The task: Look for the string "size" in the lines and copy each line that has it.

Source material:
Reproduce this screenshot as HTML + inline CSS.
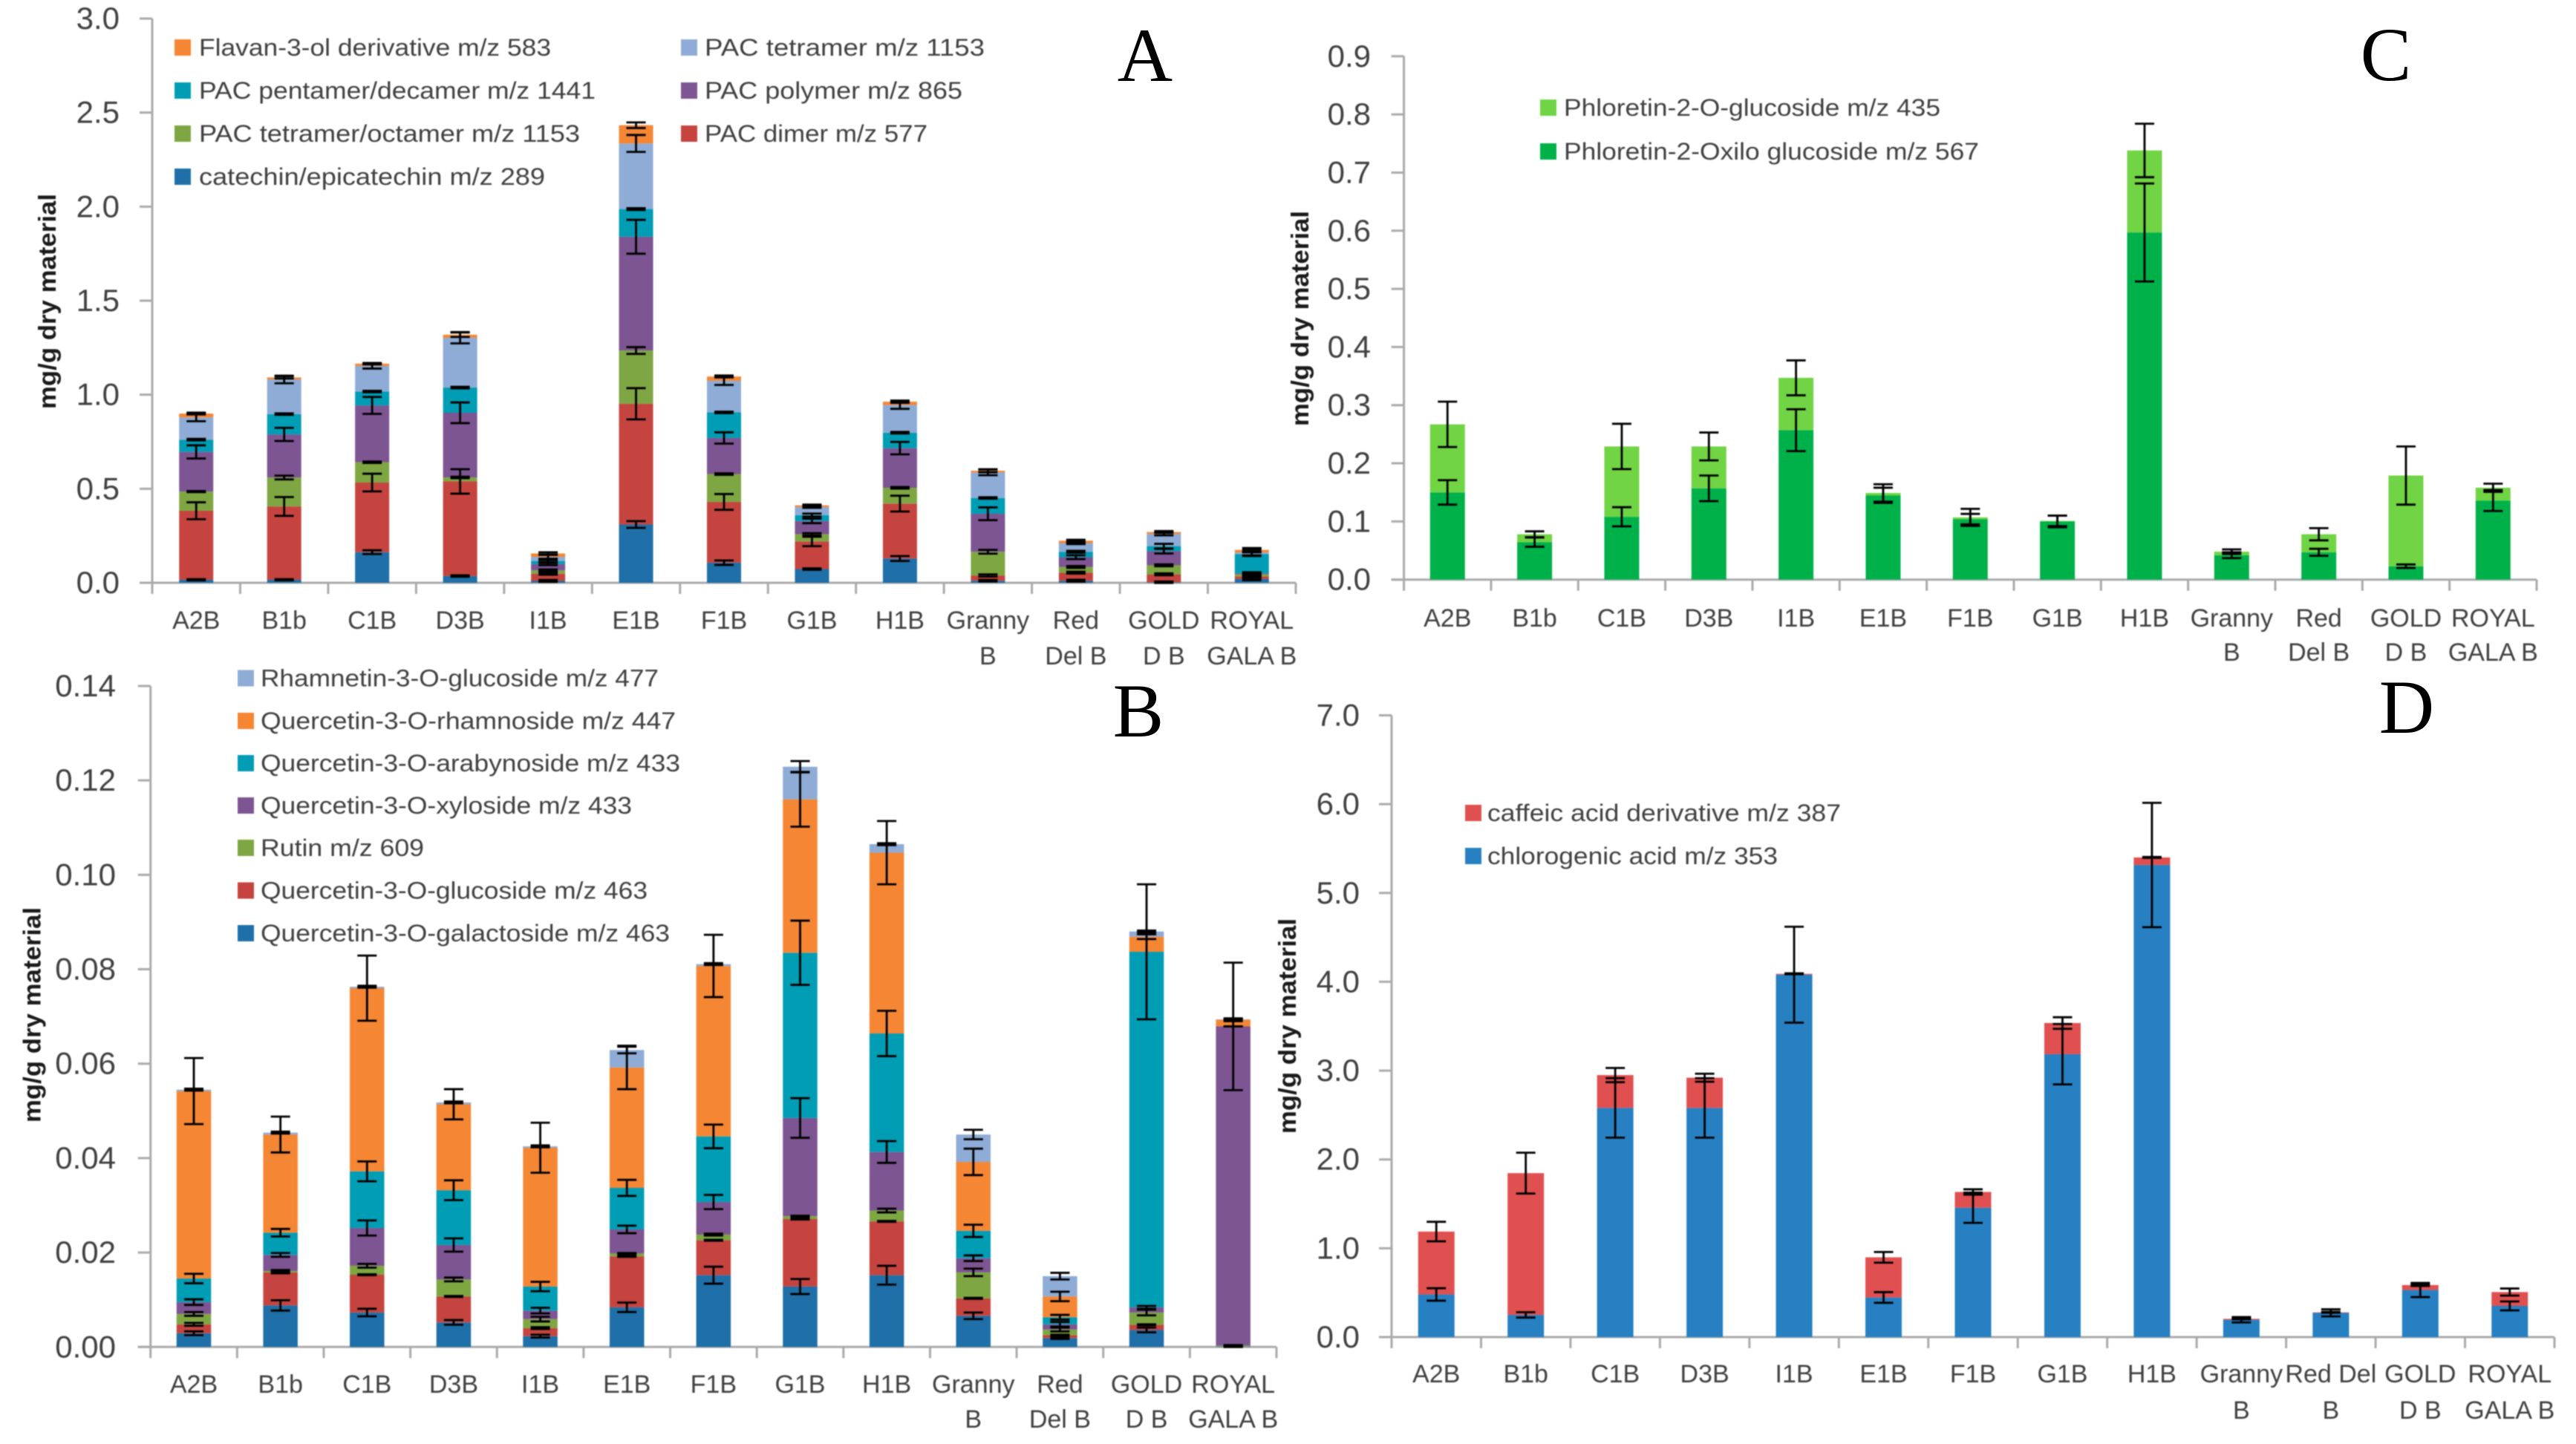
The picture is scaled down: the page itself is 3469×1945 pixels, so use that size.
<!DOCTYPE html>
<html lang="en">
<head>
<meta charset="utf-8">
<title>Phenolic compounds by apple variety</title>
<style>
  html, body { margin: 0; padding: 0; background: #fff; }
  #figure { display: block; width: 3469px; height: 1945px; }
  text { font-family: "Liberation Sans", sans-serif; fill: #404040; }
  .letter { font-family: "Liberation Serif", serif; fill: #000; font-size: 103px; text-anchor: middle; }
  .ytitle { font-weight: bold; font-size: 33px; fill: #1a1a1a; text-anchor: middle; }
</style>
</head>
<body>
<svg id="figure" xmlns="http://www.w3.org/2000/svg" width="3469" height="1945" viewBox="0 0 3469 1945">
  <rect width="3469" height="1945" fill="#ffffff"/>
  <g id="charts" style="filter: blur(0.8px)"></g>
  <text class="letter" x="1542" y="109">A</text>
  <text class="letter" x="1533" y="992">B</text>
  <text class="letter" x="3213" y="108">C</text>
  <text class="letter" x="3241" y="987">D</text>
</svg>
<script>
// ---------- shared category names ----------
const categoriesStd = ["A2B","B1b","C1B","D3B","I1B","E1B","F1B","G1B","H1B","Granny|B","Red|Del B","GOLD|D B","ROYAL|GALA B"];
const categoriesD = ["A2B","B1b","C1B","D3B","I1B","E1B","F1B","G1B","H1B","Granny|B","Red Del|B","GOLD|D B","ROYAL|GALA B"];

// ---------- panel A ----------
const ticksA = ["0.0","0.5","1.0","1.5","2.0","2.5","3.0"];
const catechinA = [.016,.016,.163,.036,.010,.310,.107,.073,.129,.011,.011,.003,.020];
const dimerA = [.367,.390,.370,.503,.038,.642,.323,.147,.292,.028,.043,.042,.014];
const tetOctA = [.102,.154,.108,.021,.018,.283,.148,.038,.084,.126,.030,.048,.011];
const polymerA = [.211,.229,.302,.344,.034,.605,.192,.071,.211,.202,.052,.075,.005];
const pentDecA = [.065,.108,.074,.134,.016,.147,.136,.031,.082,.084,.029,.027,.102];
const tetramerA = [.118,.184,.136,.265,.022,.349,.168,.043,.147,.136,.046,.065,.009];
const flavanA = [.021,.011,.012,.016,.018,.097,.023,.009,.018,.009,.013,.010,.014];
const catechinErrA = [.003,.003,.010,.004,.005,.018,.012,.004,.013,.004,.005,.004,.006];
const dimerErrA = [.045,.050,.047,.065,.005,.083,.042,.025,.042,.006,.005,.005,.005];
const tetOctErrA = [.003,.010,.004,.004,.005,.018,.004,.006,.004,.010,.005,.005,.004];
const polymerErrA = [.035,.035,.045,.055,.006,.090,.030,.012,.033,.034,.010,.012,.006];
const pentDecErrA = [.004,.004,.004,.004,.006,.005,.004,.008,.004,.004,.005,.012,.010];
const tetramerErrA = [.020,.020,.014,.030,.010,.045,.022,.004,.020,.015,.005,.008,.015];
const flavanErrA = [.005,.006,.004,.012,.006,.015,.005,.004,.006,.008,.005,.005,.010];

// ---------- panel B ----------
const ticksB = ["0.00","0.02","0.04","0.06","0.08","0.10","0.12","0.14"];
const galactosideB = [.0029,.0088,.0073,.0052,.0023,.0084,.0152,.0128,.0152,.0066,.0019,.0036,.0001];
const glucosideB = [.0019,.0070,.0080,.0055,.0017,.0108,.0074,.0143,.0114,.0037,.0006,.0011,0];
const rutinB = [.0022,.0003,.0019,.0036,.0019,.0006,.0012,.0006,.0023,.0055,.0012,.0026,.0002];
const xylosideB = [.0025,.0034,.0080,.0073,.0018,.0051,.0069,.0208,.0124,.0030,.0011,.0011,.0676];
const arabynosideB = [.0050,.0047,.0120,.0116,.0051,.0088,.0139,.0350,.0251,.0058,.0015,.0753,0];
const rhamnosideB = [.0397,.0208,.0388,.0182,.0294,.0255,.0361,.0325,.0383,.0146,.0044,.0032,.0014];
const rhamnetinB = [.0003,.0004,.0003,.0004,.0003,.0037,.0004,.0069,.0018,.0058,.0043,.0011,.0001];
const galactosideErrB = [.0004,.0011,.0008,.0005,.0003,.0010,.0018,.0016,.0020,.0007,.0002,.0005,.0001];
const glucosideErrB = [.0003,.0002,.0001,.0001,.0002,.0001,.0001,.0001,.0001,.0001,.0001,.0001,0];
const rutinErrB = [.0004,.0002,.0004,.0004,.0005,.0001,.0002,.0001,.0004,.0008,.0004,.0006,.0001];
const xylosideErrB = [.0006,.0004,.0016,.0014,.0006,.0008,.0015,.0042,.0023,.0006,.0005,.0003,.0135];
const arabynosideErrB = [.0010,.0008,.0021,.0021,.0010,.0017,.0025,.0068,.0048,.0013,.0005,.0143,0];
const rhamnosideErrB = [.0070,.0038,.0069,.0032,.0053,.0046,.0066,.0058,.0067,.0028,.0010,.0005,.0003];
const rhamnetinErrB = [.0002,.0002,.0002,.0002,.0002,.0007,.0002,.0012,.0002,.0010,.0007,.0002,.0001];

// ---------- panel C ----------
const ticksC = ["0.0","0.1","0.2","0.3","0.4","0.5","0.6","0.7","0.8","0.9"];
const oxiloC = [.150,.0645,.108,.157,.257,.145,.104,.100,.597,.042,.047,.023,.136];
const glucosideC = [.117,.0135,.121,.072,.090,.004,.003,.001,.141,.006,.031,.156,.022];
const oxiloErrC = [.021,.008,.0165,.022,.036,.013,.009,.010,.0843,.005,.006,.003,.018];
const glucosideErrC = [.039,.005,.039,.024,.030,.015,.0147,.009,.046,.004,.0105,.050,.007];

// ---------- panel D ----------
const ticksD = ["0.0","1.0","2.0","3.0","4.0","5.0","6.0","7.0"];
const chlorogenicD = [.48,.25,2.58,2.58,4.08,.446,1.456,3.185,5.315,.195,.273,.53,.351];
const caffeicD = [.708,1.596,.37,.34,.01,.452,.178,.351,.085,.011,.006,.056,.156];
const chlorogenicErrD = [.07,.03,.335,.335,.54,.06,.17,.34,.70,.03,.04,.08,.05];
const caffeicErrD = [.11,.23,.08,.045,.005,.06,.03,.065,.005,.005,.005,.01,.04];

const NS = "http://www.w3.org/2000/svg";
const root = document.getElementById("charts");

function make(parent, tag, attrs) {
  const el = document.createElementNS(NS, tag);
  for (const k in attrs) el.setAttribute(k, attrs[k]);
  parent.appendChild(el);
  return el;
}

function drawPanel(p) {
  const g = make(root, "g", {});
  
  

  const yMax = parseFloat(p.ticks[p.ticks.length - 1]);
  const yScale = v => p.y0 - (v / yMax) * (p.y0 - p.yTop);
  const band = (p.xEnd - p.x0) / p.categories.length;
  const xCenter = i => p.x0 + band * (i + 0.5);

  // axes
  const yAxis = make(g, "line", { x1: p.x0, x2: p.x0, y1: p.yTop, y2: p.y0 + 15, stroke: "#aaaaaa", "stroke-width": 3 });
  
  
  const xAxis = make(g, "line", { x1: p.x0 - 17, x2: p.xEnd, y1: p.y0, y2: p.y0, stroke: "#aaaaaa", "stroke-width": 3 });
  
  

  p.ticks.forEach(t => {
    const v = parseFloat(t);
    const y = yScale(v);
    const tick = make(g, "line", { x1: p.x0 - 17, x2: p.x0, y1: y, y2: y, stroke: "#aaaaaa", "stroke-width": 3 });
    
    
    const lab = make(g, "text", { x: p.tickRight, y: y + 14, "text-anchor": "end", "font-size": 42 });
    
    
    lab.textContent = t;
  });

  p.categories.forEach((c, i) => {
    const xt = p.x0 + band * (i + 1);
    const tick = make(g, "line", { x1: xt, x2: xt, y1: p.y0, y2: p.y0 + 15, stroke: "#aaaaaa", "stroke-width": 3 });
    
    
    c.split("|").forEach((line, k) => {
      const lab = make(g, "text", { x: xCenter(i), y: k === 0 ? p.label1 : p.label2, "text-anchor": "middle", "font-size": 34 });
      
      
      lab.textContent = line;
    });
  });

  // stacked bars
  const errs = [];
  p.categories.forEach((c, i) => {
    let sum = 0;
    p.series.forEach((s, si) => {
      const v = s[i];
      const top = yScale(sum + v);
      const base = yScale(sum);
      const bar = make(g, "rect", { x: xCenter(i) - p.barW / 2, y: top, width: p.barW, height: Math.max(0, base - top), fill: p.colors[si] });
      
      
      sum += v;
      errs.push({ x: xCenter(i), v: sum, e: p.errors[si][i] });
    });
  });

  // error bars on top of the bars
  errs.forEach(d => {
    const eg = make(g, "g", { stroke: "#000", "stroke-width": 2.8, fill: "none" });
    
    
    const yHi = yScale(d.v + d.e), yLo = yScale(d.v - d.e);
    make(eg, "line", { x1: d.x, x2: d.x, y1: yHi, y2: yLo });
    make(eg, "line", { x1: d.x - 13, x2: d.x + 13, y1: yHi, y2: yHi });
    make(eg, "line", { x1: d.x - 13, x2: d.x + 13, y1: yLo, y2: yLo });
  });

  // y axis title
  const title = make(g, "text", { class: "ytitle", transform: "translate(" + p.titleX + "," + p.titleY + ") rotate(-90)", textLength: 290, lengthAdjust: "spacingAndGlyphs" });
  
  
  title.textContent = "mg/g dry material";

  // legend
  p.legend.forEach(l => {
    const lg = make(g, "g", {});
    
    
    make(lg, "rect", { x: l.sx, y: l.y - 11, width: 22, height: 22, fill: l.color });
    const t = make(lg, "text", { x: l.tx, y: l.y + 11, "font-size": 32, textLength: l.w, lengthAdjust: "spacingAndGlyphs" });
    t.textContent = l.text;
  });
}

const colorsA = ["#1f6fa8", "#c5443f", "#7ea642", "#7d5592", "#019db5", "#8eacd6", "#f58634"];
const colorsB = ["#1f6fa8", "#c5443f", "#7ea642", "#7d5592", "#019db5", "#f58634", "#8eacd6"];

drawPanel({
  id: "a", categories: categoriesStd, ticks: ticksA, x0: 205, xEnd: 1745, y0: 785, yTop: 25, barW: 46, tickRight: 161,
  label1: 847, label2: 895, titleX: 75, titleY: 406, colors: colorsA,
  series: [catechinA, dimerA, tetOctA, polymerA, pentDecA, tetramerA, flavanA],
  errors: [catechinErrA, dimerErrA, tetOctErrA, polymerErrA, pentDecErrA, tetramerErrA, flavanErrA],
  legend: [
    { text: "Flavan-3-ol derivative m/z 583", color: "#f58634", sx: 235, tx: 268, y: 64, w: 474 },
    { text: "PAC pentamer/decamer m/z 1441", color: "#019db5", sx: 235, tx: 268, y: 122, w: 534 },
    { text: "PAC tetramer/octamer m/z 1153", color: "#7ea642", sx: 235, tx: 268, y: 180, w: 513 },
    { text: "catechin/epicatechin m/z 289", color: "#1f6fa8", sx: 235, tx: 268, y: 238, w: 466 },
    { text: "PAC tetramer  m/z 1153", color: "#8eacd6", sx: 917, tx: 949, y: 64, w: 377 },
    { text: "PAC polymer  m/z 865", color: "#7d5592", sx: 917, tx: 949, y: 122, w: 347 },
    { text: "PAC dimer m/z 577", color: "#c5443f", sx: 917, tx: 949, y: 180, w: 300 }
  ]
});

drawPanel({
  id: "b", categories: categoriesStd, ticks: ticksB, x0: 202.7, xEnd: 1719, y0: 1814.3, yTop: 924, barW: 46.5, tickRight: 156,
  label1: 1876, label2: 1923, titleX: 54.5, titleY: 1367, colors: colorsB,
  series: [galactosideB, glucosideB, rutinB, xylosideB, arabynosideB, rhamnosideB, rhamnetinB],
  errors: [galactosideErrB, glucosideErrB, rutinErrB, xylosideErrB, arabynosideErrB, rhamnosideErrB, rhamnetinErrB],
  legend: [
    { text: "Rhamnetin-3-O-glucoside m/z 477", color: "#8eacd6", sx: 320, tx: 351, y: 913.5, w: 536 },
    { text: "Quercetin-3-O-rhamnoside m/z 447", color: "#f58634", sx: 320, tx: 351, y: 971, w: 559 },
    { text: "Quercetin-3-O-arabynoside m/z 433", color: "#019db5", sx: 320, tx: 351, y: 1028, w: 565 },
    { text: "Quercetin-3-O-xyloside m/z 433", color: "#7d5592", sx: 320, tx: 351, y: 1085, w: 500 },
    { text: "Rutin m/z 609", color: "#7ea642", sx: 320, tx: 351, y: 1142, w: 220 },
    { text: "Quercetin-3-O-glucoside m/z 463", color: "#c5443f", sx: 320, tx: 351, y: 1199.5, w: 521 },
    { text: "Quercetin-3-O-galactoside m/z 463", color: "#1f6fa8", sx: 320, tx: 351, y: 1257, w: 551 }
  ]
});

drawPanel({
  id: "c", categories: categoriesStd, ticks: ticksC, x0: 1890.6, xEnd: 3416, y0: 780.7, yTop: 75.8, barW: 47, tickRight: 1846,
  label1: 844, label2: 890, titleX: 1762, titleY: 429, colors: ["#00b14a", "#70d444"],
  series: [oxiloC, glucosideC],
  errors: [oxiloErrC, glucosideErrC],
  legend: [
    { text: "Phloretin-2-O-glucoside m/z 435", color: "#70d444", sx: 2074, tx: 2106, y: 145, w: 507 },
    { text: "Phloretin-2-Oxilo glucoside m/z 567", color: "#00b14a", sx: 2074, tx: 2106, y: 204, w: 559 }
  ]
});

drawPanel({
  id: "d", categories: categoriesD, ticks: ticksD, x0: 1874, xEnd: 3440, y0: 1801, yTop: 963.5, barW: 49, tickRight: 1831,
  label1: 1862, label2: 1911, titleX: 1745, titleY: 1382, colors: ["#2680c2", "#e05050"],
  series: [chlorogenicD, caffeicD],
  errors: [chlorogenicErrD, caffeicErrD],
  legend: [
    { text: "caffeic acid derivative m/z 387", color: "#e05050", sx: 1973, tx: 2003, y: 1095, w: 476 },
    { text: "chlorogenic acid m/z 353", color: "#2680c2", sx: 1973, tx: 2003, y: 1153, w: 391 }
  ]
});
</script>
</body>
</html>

Final result:
The picture is scaled down: the page itself is 3469×1945 pixels, so use that size.
  .letter { font-family: "Liberation Serif", serif; fill: #000; font-size: 103px; text-anchor: middle; }
  .ytitle { font-weight: bold; font-size: 33px; fill: #1a1a1a; text-anchor: middle; }
    const lab = make(g, "text", { x: p.tickRight, y: y + 14, "text-anchor": "end", "font-size": 42 });
      const lab = make(g, "text", { x: xCenter(i), y: k === 0 ? p.label1 : p.label2, "text-anchor": "middle", "font-size": 34 });
    const t = make(lg, "text", { x: l.tx, y: l.y + 11, "font-size": 32, textLength: l.w, lengthAdjust: "spacingAndGlyphs" });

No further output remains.